Erik reminded himself that emotion was weakness, that his one goal was killing Shaw and that he couldn't afford to jeopardise his mission by caring about people. He didn't let it stop him putting an arm around Charles' shoulders and pulling him closer before falling asleep.

###

The sun was already high in the sky by the time Erik woke, which surprised him somewhat. He couldn't remember the last time he'd slept through the night, let alone on into what looked like late morning. Charles was still curled into him, having added a leg to the arm pinning him down at some point. His face was all but invisible tucked into the crook of Erik's neck; hair sticking out at wildly in apparent homage to his status as an eccentric professor.

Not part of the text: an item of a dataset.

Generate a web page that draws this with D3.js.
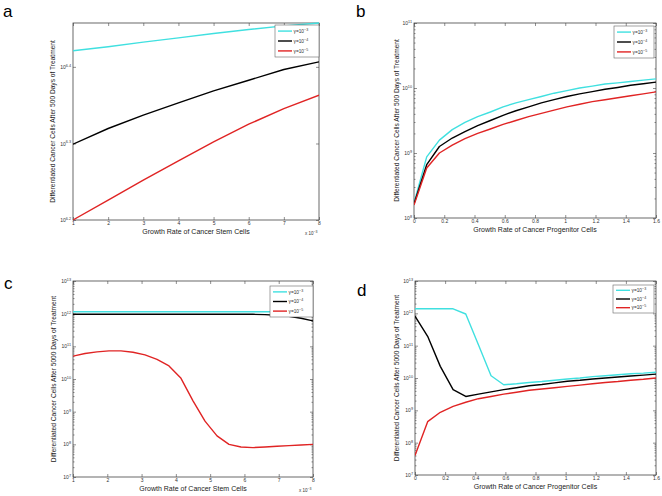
<!DOCTYPE html>
<html><head><meta charset="utf-8">
<script src="https://cdn.jsdelivr.net/npm/d3@7"></script>
<style>body{margin:0;background:#fff}svg{display:block}</style>
</head><body><svg id="c" width="662" height="496"></svg>
<script>
// ---------- DATA ----------
const seriesNames = ["γ=10", "γ=10", "γ=10"];
const seriesExp = ["−3", "−4", "−5"];

// Panel a: x in units of 10^-3
const aX = [1, 2, 3, 4, 5, 6, 7, 8];
const aCyan  = [2.636e6, 2.668e6, 2.706e6, 2.741e6, 2.777e6, 2.810e6, 2.841e6, 2.866e6];
const aBlack = [1.991e6, 2.087e6, 2.173e6, 2.254e6, 2.337e6, 2.413e6, 2.492e6, 2.550e6];
const aRed   = [1.585e6, 1.683e6, 1.787e6, 1.894e6, 2.005e6, 2.114e6, 2.216e6, 2.307e6];
const aYTicks = [1.585e6, 1.995e6, 2.512e6];
const aYTickExp = ["6.2", "6.3", "6.4"];

// Panels b & d x values
const progX = [0, 0.084, 0.168, 0.253, 0.337, 0.421, 0.505, 0.589, 0.674, 0.758,
               0.842, 0.926, 1.011, 1.095, 1.179, 1.263, 1.347, 1.432, 1.516, 1.6];
const bCyan  = [1.70e8, 8.71e8, 1.58e9, 2.29e9, 2.95e9, 3.63e9, 4.27e9, 5.13e9, 5.89e9, 6.61e9,
                7.41e9, 8.32e9, 9.12e9, 1.00e10, 1.07e10, 1.15e10, 1.20e10, 1.26e10, 1.32e10, 1.38e10];
const bBlack = [1.66e8, 6.61e8, 1.26e9, 1.70e9, 2.14e9, 2.63e9, 3.16e9, 3.80e9, 4.47e9, 5.13e9,
                5.89e9, 6.61e9, 7.41e9, 8.13e9, 8.81e9, 9.55e9, 1.02e10, 1.10e10, 1.16e10, 1.23e10];
const bRed   = [1.58e8, 5.89e8, 1.00e9, 1.32e9, 1.66e9, 2.00e9, 2.34e9, 2.75e9, 3.16e9, 3.63e9,
                4.07e9, 4.57e9, 5.13e9, 5.62e9, 6.17e9, 6.61e9, 7.08e9, 7.59e9, 8.13e9, 8.71e9];
const bYTicks = [1e8, 1e9, 1e10, 1e11];
const bYTickExp = ["8", "9", "10", "11"];

// Panel c: x in units of 10^-3
const cX = [1.0, 1.35, 1.7, 2.05, 2.4, 2.75, 3.1, 3.45, 3.8, 4.15, 4.5, 4.85, 5.2, 5.55, 5.9, 6.25, 6.6, 6.95, 7.3, 7.65, 8.0];
const cCyan  = [1.15e12, 1.15e12, 1.15e12, 1.15e12, 1.15e12, 1.15e12, 1.15e12, 1.15e12, 1.15e12, 1.15e12, 1.15e12,
                1.15e12, 1.15e12, 1.15e12, 1.15e12, 1.15e12, 1.15e12, 1.15e12, 1.15e12, 1.15e12, 1.15e12];
const cBlack = [9.55e11, 9.55e11, 9.55e11, 9.55e11, 9.55e11, 9.55e11, 9.55e11, 9.55e11, 9.55e11, 9.55e11, 9.55e11,
                9.55e11, 9.55e11, 9.55e11, 9.55e11, 9.55e11, 9.33e11, 8.91e11, 8.32e11, 7.24e11, 6.03e11];
const cRed   = [5.01e10, 6.03e10, 6.76e10, 7.24e10, 7.24e10, 6.61e10, 5.50e10, 3.98e10, 2.51e10, 1.05e10, 2.14e9,
                5.13e8, 1.82e8, 1.00e8, 8.32e7, 7.94e7, 8.32e7, 8.71e7, 9.12e7, 9.55e7, 1.00e8];
const cdYTicks = [1e7, 1e8, 1e9, 1e10, 1e11, 1e12, 1e13];
const cdYTickExp = ["7", "8", "9", "10", "11", "12", "13"];

// Panel d
const dCyan  = [1.38e12, 1.38e12, 1.38e12, 1.38e12, 9.55e11, 1.07e11, 1.17e10, 6.17e9, 6.61e9, 7.24e9,
                7.76e9, 8.51e9, 9.33e9, 1.00e10, 1.10e10, 1.17e10, 1.26e10, 1.35e10, 1.41e10, 1.51e10];
const dBlack = [8.13e11, 1.95e11, 2.29e10, 4.37e9, 2.69e9, 3.16e9, 3.72e9, 4.37e9, 5.01e9, 5.75e9,
                6.31e9, 7.08e9, 7.94e9, 8.51e9, 9.33e9, 1.00e10, 1.07e10, 1.15e10, 1.23e10, 1.32e10];
const dRed   = [3.98e7, 4.47e8, 8.71e8, 1.32e9, 1.78e9, 2.29e9, 2.69e9, 3.16e9, 3.63e9, 4.17e9,
                4.57e9, 5.01e9, 5.50e9, 6.03e9, 6.61e9, 7.24e9, 7.76e9, 8.51e9, 9.12e9, 1.00e10];

const stemTicks = [1, 2, 3, 4, 5, 6, 7, 8];
const progTicks = [0, 0.2, 0.4, 0.6, 0.8, 1, 1.2, 1.4, 1.6];
const progTickLabels = ["0", "0.2", "0.4", "0.6", "0.8", "1", "1.2", "1.4", "1.6"];

const xLabelStem = "Growth Rate of Cancer Stem Cells";
const xLabelProg = "Growth Rate of Cancer Progenitor Cells";
const yLabel500 = "Differentiated Cancer Cells After 500 Days of Treatment";
const yLabel5000 = "Differentiated Cancer Cells After 5000 Days of Treatment";

// ---------- STYLE ----------
const FONT = "Liberation Sans, Arial, Helvetica, sans-serif";
const colors = ["#40e0e0", "#000000", "#e02424"];
const svg = d3.select("#c");
svg.append("rect").attr("width", 662).attr("height", 496).attr("fill", "#fff");

function supText(sel, base, exp, size) {
  sel.text(null);
  sel.append("tspan").text(base);
  sel.append("tspan").attr("dy", -size * 0.45).attr("font-size", size * 0.75).text(exp);
}

function panel(cfg) {
  const g = svg.append("g");
  const x = d3.scaleLinear().domain(cfg.xDomain).range([cfg.left, cfg.right]);
  const y = d3.scaleLog().domain(cfg.yDomain).range([cfg.bottom, cfg.top]);
  const axisColor = "#444";

  g.append("g").attr("transform", `translate(0,${cfg.bottom})`)
    .call(d3.axisBottom(x).tickValues(cfg.xTicks).tickSize(-3).tickPadding(1.5)
      .tickFormat((d, i) => cfg.xTickLabels[i]));
  g.append("g").attr("transform", `translate(0,${cfg.top})`)
    .call(d3.axisTop(x).tickValues(cfg.xTicks).tickSize(-3).tickFormat(""));
  const ly = g.append("g").attr("transform", `translate(${cfg.left},0)`)
    .call(d3.axisLeft(y).tickValues(cfg.yTicks).tickSize(-3).tickPadding(2).tickFormat(""));
  ly.selectAll(".tick text").each(function (d, i) {
    supText(d3.select(this), "10", cfg.yTickExp[i], 5);
  });
  g.append("g").attr("transform", `translate(${cfg.right},0)`)
    .call(d3.axisRight(y).tickValues(cfg.yTicks).tickSize(-3).tickFormat(""));
  if (cfg.minor) {
    const minor = [];
    for (let i = 0; i < cfg.yTicks.length - 1; i++)
      for (let k = 2; k <= 9; k++) minor.push(cfg.yTicks[i] * k);
    g.append("g").attr("transform", `translate(${cfg.left},0)`)
      .call(d3.axisLeft(y).tickValues(minor).tickSize(-1.5).tickFormat(""));
    g.append("g").attr("transform", `translate(${cfg.right},0)`)
      .call(d3.axisRight(y).tickValues(minor).tickSize(-1.5).tickFormat(""));
  }
  g.selectAll(".domain").remove();
  g.selectAll(".tick line").attr("stroke", axisColor).attr("stroke-width", 0.6);
  g.selectAll(".tick text").attr("font-family", FONT).attr("font-size", 5).attr("fill", "#333");

  g.append("rect").attr("x", cfg.left).attr("y", cfg.top)
    .attr("width", cfg.right - cfg.left).attr("height", cfg.bottom - cfg.top)
    .attr("fill", "none").attr("stroke", axisColor).attr("stroke-width", 0.8);

  const clipId = "clip" + cfg.letter;
  g.append("clipPath").attr("id", clipId).append("rect")
    .attr("x", cfg.left).attr("y", cfg.top - 1)
    .attr("width", cfg.right - cfg.left).attr("height", cfg.bottom - cfg.top + 2);
  const line = d3.line().x(d => x(d[0])).y(d => y(d[1]));
  cfg.series.forEach((s, i) => {
    g.append("path").attr("clip-path", `url(#${clipId})`)
      .datum(cfg.xs.map((v, j) => [v, s[j]]))
      .attr("d", line).attr("fill", "none").attr("stroke", colors[i])
      .attr("stroke-width", 1.4).attr("stroke-linejoin", "round");
  });

  g.append("text").attr("x", (cfg.left + cfg.right) / 2).attr("y", cfg.xLabelY)
    .attr("text-anchor", "middle").attr("font-family", FONT).attr("font-size", 7)
    .attr("fill", "#222").text(cfg.xLabel);
  g.append("text").attr("transform", `translate(${cfg.yLabelX},${(cfg.top + cfg.bottom) / 2}) rotate(-90)`)
    .attr("text-anchor", "middle").attr("font-family", FONT).attr("font-size", 6.6)
    .attr("fill", "#222").text(cfg.yLabel);
  if (cfg.mult) {
    const t = g.append("text").attr("x", cfg.right - 14).attr("y", cfg.bottom + 15)
      .attr("font-family", FONT).attr("font-size", 4.5).attr("fill", "#333");
    t.append("tspan").text("x 10");
    t.append("tspan").attr("dy", -2).attr("font-size", 3.5).text("−3");
  }
  g.append("text").attr("x", cfg.letterX).attr("y", cfg.letterY)
    .attr("font-family", FONT).attr("font-size", 17).attr("fill", "#000").text(cfg.letter);

  const L = cfg.legend;
  const lg = g.append("g");
  lg.append("rect").attr("x", L.x).attr("y", L.y).attr("width", L.w).attr("height", L.h)
    .attr("fill", "#fff").attr("stroke", "#666").attr("stroke-width", 0.6);
  seriesNames.forEach((n, i) => {
    const yy = L.y + L.h * (0.19 + 0.31 * i);
    lg.append("line").attr("x1", L.x + 3).attr("x2", L.x + 17).attr("y1", yy).attr("y2", yy)
      .attr("stroke", colors[i]).attr("stroke-width", 1.4);
    const t = lg.append("text").attr("x", L.x + 18.5).attr("y", yy + 1.8)
      .attr("font-family", FONT).attr("font-size", 4.8).attr("fill", "#333");
    t.append("tspan").text(n);
    t.append("tspan").attr("dy", -2).attr("font-size", 3.6).text(seriesExp[i]);
  });
}

panel({letter: "a", letterX: 3, letterY: 17, left: 73, top: 23, right: 319, bottom: 220,
  xDomain: [1, 8], xTicks: stemTicks, xTickLabels: stemTicks.map(String),
  yDomain: [aRed[0], aCyan[aCyan.length - 1]], yTicks: aYTicks, yTickExp: aYTickExp, minor: false,
  xs: aX, series: [aCyan, aBlack, aRed], xLabel: xLabelStem, xLabelY: 234, yLabel: yLabel500, yLabelX: 55,
  mult: true, legend: {x: 275, y: 25, w: 44, h: 32}});

panel({letter: "b", letterX: 356, letterY: 17, left: 414, top: 23, right: 656, bottom: 218,
  xDomain: [0, 1.6], xTicks: progTicks, xTickLabels: progTickLabels,
  yDomain: [1e8, 1e11], yTicks: bYTicks, yTickExp: bYTickExp, minor: true,
  xs: progX, series: [bCyan, bBlack, bRed], xLabel: xLabelProg, xLabelY: 232, yLabel: yLabel500, yLabelX: 399,
  mult: false, legend: {x: 614, y: 26, w: 40, h: 32}});

panel({letter: "c", letterX: 4, letterY: 289, left: 73, top: 281, right: 313, bottom: 477,
  xDomain: [1, 8], xTicks: stemTicks, xTickLabels: stemTicks.map(String),
  yDomain: [1e7, 1e13], yTicks: cdYTicks, yTickExp: cdYTickExp, minor: true,
  xs: cX, series: [cCyan, cBlack, cRed], xLabel: xLabelStem, xLabelY: 491, yLabel: yLabel5000, yLabelX: 56,
  mult: true, legend: {x: 270, y: 286, w: 43, h: 31}});

panel({letter: "d", letterX: 357, letterY: 296, left: 415, top: 281, right: 656, bottom: 475,
  xDomain: [0, 1.6], xTicks: progTicks, xTickLabels: progTickLabels,
  yDomain: [1e7, 1e13], yTicks: cdYTicks, yTickExp: cdYTickExp, minor: true,
  xs: progX, series: [dCyan, dBlack, dRed], xLabel: xLabelProg, xLabelY: 489, yLabel: yLabel5000, yLabelX: 399,
  mult: false, legend: {x: 613, y: 285, w: 41, h: 28}});
</script></body></html>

Erik smiled down at the sight, his heart doing something dangerously fond.

Perhaps Charles picked up on the thought, because he chose that moment to stir, yawn and raise his head slightly. Erik had expected him to leap away as soon as he realised the position they were in, but either Charles' filters for appropriate English behaviour were slow to get started in the morning, or he had decided that, already having spent the night pretty much wrapped around him, there was little point in trying to mitigate the situation at the eleventh hour. Instead, he smiled sleepily at Erik and flopped back down onto the pillow.

"Sleep well?" asked Erik, fighting a grin.

"Mmph," mumbled Charles, then, the vestiges of private-school courtesy kicking in despite his semi-conscious state, "Very well, thanks; yourself?"

"Likewise," said Erik, and that appeared to be it as far as conversation was concerned. Charles lay curled against him, all embarrassment long gone, apparently now regarding Erik merely as a very useful second pillow. His eyes were closed against the tufts of hair dangling into them, his brow relaxed, a faint smile curving his lips.

Erik swallowed hard, and definitely didn't fall in love.